With the release of the nominating stats, a number of people released "what might've been" ballots, stripping out the slate nominees-- Tobias Buckell's was the first I saw, so I'll link that. I saw a lot of people exclaiming over how awesome that would've been, and found myself with some time to kill, so I went and read the short stories from that list (all of which are freely available online).

And, you know, they're... fine. Really, the main effect this had for me was to reconfirm that short fiction is a low-return investment for me. I wouldn't object to any of these winning an award, but none of them jumped out at me as brilliant "Oh my God, this must win!" stuff.
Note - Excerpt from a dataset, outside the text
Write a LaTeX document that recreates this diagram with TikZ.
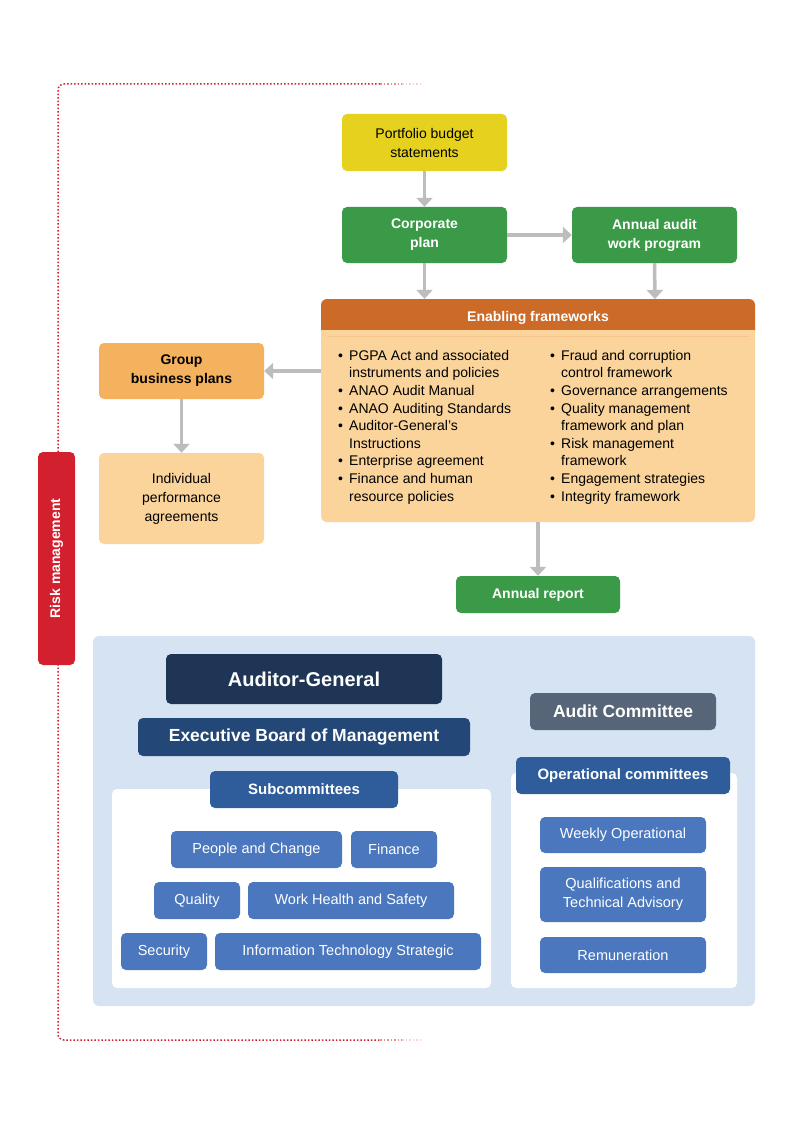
\documentclass[tikz,border=0pt]{standalone}
\usepackage{fontspec}
\setmainfont{Liberation Sans}
\usetikzlibrary{arrows.meta}
\definecolor{yel}{HTML}{E6D21E}
\definecolor{grn}{HTML}{3A9A47}
\definecolor{org}{HTML}{CC6B28}
\definecolor{peach}{HTML}{FAD49B}
\definecolor{gorg}{HTML}{F5B25E}
\definecolor{rred}{HTML}{D2202F}
\definecolor{lblue}{HTML}{D6E3F3}
\definecolor{navy}{HTML}{1E3556}
\definecolor{dblue}{HTML}{234878}
\definecolor{mblue}{HTML}{2F5C9A}
\definecolor{sblue}{HTML}{4A77BE}
\definecolor{ggray}{HTML}{566577}
\definecolor{arr}{HTML}{BDBDBD}
\newcommand{\bl}{\makebox[11pt][l]{\textbullet}}
\newcommand{\ind}{\hspace*{11pt}}
\begin{document}
\begin{tikzpicture}[x=1pt,y=-1pt,
  box/.style={rounded corners=5pt,align=center,inner sep=0pt,font=\fontsize{14}{19}\selectfont},
  gbox/.style={box,fill=grn,text=white,font=\bfseries\fontsize{14}{19}\selectfont},
  sb/.style={box,fill=sblue,text=white,font=\fontsize{14.5}{19}\selectfont},
  wp/.style={fill=white,rounded corners=5pt,inner sep=0pt},
  ar/.style={draw=arr,line width=3.5pt,-{Triangle[length=9pt,width=16pt]}}]
\useasboundingbox (0,0) rectangle (794,1123);
\fill[white] (0,0) rectangle (794,1123);
% risk management dotted loop
\draw[rred,line width=1.5pt,dotted,rounded corners=6pt] (380,84) -- (58,84) -- (58,1040) -- (380,1040);
\draw[rred,line width=1.5pt,dotted,opacity=0.5] (380,84) -- (402,84) (380,1040) -- (402,1040);
\draw[rred,line width=1.5pt,dotted,opacity=0.2] (402,84) -- (422,84) (402,1040) -- (422,1040);
\node[box,fill=rred,minimum width=37pt,minimum height=213pt] (risk) at (56.5,558.5) {};
\node[rotate=90,text=white,font=\bfseries\fontsize{14}{17}\selectfont] (risklbl) at (risk.center) {Risk management};
% top flow
\node[box,fill=yel,minimum width=165pt,minimum height=57pt] (pbs) at (424.5,142.5) {Portfolio budget\\statements};
\node[gbox,minimum width=165pt,minimum height=56pt] (cp) at (424.5,235) {Corporate\\plan};
\node[gbox,minimum width=165pt,minimum height=56pt] (aawp) at (654.5,235) {Annual audit\\work program};
\fill[peach,rounded corners=6pt] (321,320) rectangle (755,522);
\node[box,fill=org,text=white,font=\bfseries\fontsize{14}{17}\selectfont,minimum width=434pt,minimum height=37pt,rounded corners=6pt] (ef) at (538,317.5) {Enabling frameworks};
\fill[peach] (321,330) rectangle (755,336);
\coordinate (efb) at (538,522);
\coordinate (efl) at (321,371);
\coordinate (eftr) at (655,299);
\node[anchor=north west,align=left,inner sep=0pt,font=\fontsize{14}{17.6}\selectfont] (lc) at (338,350) {\bl PGPA Act and associated\\\ind instruments and policies\\\bl ANAO Audit Manual\\\bl ANAO Auditing Standards\\\bl Auditor-General’s\\\ind Instructions\\\bl Enterprise agreement\\\bl Finance and human\\\ind resource policies};
\node[anchor=north west,align=left,inner sep=0pt,font=\fontsize{14}{17.6}\selectfont] (rc) at (550,350) {\bl Fraud and corruption\\\ind control framework\\\bl Governance arrangements\\\bl Quality management\\\ind framework and plan\\\bl Risk management\\\ind framework\\\bl Engagement strategies\\\bl Integrity framework};
\node[box,fill=gorg,font=\bfseries\fontsize{14}{19}\selectfont,minimum width=165pt,minimum height=56pt] (gbp) at (181.5,371) {Group\\business plans};
\node[box,fill=peach,minimum width=165pt,minimum height=91pt] (ipa) at (181.5,498.5) {Individual\\performance\\agreements};
\node[gbox,minimum width=164pt,minimum height=37pt] (ar) at (538,594.5) {Annual report};
\draw[ar] (pbs) -- (cp);
\draw[ar] (cp) -- (aawp);
\draw[ar] (cp.south) -- (cp.south|-ef.north);
\draw[ar] (aawp.south) -- (eftr);
\draw[ar] (efl) -- (gbp.east);
\draw[ar] (gbp) -- (ipa);
\draw[ar] (efb) -- (ar.north);
% governance panel
\fill[lblue,rounded corners=6pt] (93,636) rectangle (755,1006);
\node[box,fill=navy,text=white,font=\bfseries\fontsize{20}{24}\selectfont,minimum width=276pt,minimum height=50pt] (ag) at (304,679) {Auditor-General};
\node[box,fill=dblue,text=white,font=\bfseries\fontsize{17.5}{21}\selectfont,minimum width=332pt,minimum height=38pt] (ebm) at (304,737) {Executive Board of Management};
\node[box,fill=ggray,text=white,font=\bfseries\fontsize{17.5}{21}\selectfont,minimum width=186pt,minimum height=37pt] (ac) at (623,711.5) {Audit Committee};
\fill[wp] (112,789) rectangle (491,988);
\fill[wp] (511,773) rectangle (737,988);
\node[box,fill=mblue,text=white,font=\bfseries\fontsize{15}{19}\selectfont,minimum width=188pt,minimum height=37pt] (sub) at (304,789.5) {Subcommittees};
\node[box,fill=mblue,text=white,font=\bfseries\fontsize{15}{19}\selectfont,minimum width=214pt,minimum height=37pt] (opc) at (623,775.5) {Operational committees};
\node[sb,minimum width=171pt,minimum height=37pt] (pc) at (256.5,849.5) {People and Change};
\node[sb,minimum width=86pt,minimum height=37pt] (fin) at (394,849.5) {Finance};
\node[sb,minimum width=86pt,minimum height=37pt] (qual) at (197,900.5) {Quality};
\node[sb,minimum width=206pt,minimum height=37pt] (whs) at (351,900.5) {Work Health and Safety};
\node[sb,minimum width=86pt,minimum height=37pt] (sec) at (164,951.5) {Security};
\node[sb,minimum width=266pt,minimum height=37pt] (its) at (348,951.5) {Information Technology Strategic};
\node[sb,minimum width=166pt,minimum height=36pt] (wo) at (623,835) {Weekly Operational};
\node[sb,minimum width=166pt,minimum height=55pt] (qta) at (623,894.5) {Qualifications and\\Technical Advisory};
\node[sb,minimum width=166pt,minimum height=36pt] (rem) at (623,955) {Remuneration};
\end{tikzpicture}
\end{document}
(Aside: I spent a while thinking about why it is that short fiction at least seems to have a lower rate of return for me than novels. I think it's mostly that current tastes interact with the length limit in a way that works really badly for me. The stuff that's getting celebrated these days tends toward the "literalized metaphor" side of things-- the speculative elements tend not to be points of science, but supernatural reflections of the emotional state of the characters. The failure mode of that is "crashingly obvious," particularly when constrained to keep it under 7,500 words, and I really hate that. My reaction tends to be "Yes, I see what you did there. You're very clever. Here's a shiny gold star," and a story starting in that hole needs to be really good just to ascend to the heights of "Meh." Novels provide a little more room to work, and it's easier to hide the clever metaphors, so they're less likely to bug me in that particular way.)
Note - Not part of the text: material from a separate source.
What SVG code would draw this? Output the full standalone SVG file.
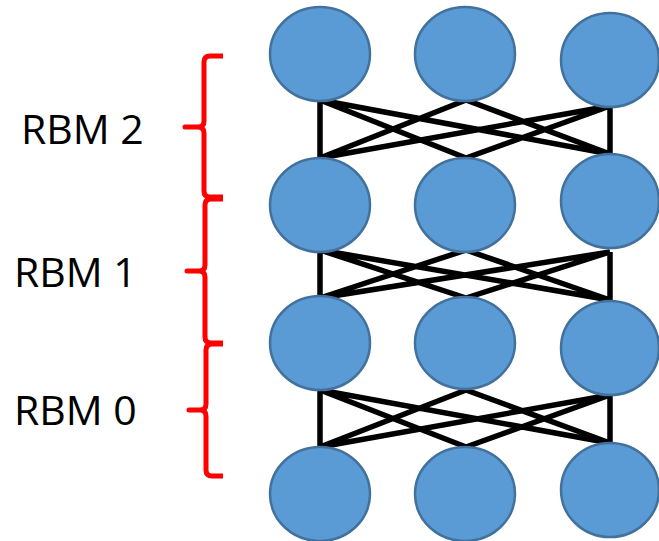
<svg xmlns="http://www.w3.org/2000/svg" width="659" height="541" viewBox="0 0 659 541">
  <style>
    .unit { fill: #5B9BD5; stroke: #41719C; stroke-width: 2.5; }
    .edge { stroke: #000; stroke-width: 5.5; stroke-linecap: butt; fill: none; }
    .brace { stroke: #FF0000; stroke-width: 5; fill: none; stroke-linejoin: round; }
    .label { font-family: "Open Sans", "Liberation Sans", sans-serif; font-size: 41px; fill: #000; }
  </style>
  <rect width="659" height="541" fill="#fff"/>

  <!-- weights between layers -->
  <g id="connectors">
    <!-- layer 3 to layer 2 -->
    <path class="edge" d="M320,100 L320,158 M610,106 L610,154 M320,100 L466,158 M320,100 L610,154 M466,100 L320,158 M466,100 L610,154 M610,106 L320,158 M610,106 L466,158"/>
    <!-- layer 2 to layer 1 -->
    <path class="edge" d="M320,250 L320,298 M610,252 L610,300 M320,250 L466,298 M320,250 L610,300 M466,250 L320,298 M466,250 L610,300 M610,252 L320,298 M610,252 L466,298"/>
    <!-- layer 1 to layer 0 -->
    <path class="edge" d="M320,390 L320,447 M610,395 L610,443 M320,390 L466,447 M320,390 L610,443 M466,390 L320,447 M466,390 L610,443 M610,395 L320,447 M610,395 L466,447"/>
  </g>

  <!-- units, top layer first -->
  <g id="layer3">
    <ellipse id="n3a" class="unit" cx="320" cy="54" rx="50" ry="47"/>
    <ellipse id="n3b" class="unit" cx="465" cy="54" rx="50" ry="47"/>
    <ellipse id="n3c" class="unit" cx="610" cy="60" rx="49" ry="47"/>
  </g>
  <g id="layer2">
    <ellipse id="n2a" class="unit" cx="320" cy="205" rx="50" ry="47"/>
    <ellipse id="n2b" class="unit" cx="465" cy="205" rx="50" ry="47"/>
    <ellipse id="n2c" class="unit" cx="610" cy="201" rx="49" ry="47"/>
  </g>
  <g id="layer1">
    <ellipse id="n1a" class="unit" cx="320" cy="343" rx="50" ry="47"/>
    <ellipse id="n1b" class="unit" cx="465" cy="343" rx="50" ry="46"/>
    <ellipse id="n1c" class="unit" cx="610" cy="348" rx="49" ry="47"/>
  </g>
  <g id="layer0">
    <ellipse id="n0a" class="unit" cx="320" cy="494" rx="50" ry="47"/>
    <ellipse id="n0b" class="unit" cx="465" cy="494" rx="50" ry="47"/>
    <ellipse id="n0c" class="unit" cx="610" cy="490" rx="49" ry="47"/>
  </g>

  <!-- RBM groupings -->
  <g id="rbm2">
    <path class="brace" d="M223,56 L210,56 Q204,56 204,62 L204,121 Q204,127 198,127 L185,127 L198,127 Q204,127 204,133 L204,191 Q204,197 210,197 L223,197"/>
    <text class="label" x="21" y="144">RBM 2</text>
  </g>
  <g id="rbm1">
    <path class="brace" d="M223,199 L211,199 Q205,199 205,205 L205,265 Q205,271 199,271 L187,271 L199,271 Q205,271 205,277 L205,337 Q205,343 211,343 L223,343"/>
    <text class="label" x="14" y="287">RBM 1</text>
  </g>
  <g id="rbm0">
    <path class="brace" d="M223,344 L212,344 Q206,344 206,350 L206,404 Q206,410 200,410 L189,410 L200,410 Q206,410 206,416 L206,470 Q206,476 212,476 L223,476"/>
    <text class="label" x="14" y="425">RBM 0</text>
  </g>
</svg>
This then leads to the fundamental problem I have with Hugo nominating, namely that the "just nominate what you love!" method really doesn't work for me when three-quarters of the awards go to low-return categories. Left to my own devices, I'm just not going to read much short fiction, certainly not enough to make sensible nominations. Which means I'm going to be one of those folks who nominates a bunch of novels and maybe a couple of movies, and leaves the rest blank. Which plays into the hands of the slate voters.

The one year recently when I actually read enough short fiction to make halfway sensible nominations was when Niall Harrison put together a "Short Story Club" of bloggers who all read a particular story and reviewed it online (you can find my reviews here). Working from a limited selection of stories by somebody with a really good grasp of the state of the field was a big help, and the obligation to say something about them on the blog was enough to motivate me to read them. (And, no, "keep garbage off the Hugo ballot" is not by itself enough motivation, especially in the absence of quality curation.)

Niall has since moved to a role where it wouldn't be appropriate for him to do that kind of thing, but I'd really love to see someone else take that up: picking a set of plausibly Hugo-worthy stories, setting a schedule, and collecting links to reviews. Even if it doesn't lead to finding stuff that I actually love and want to nominate, it would be interesting to read about what other people see in these stories.

I don't know that anybody reading this has the free time or standing in the SF community to do this kind of thing, but I know I would find it really valuable. So I'll throw it out there and hope for the best.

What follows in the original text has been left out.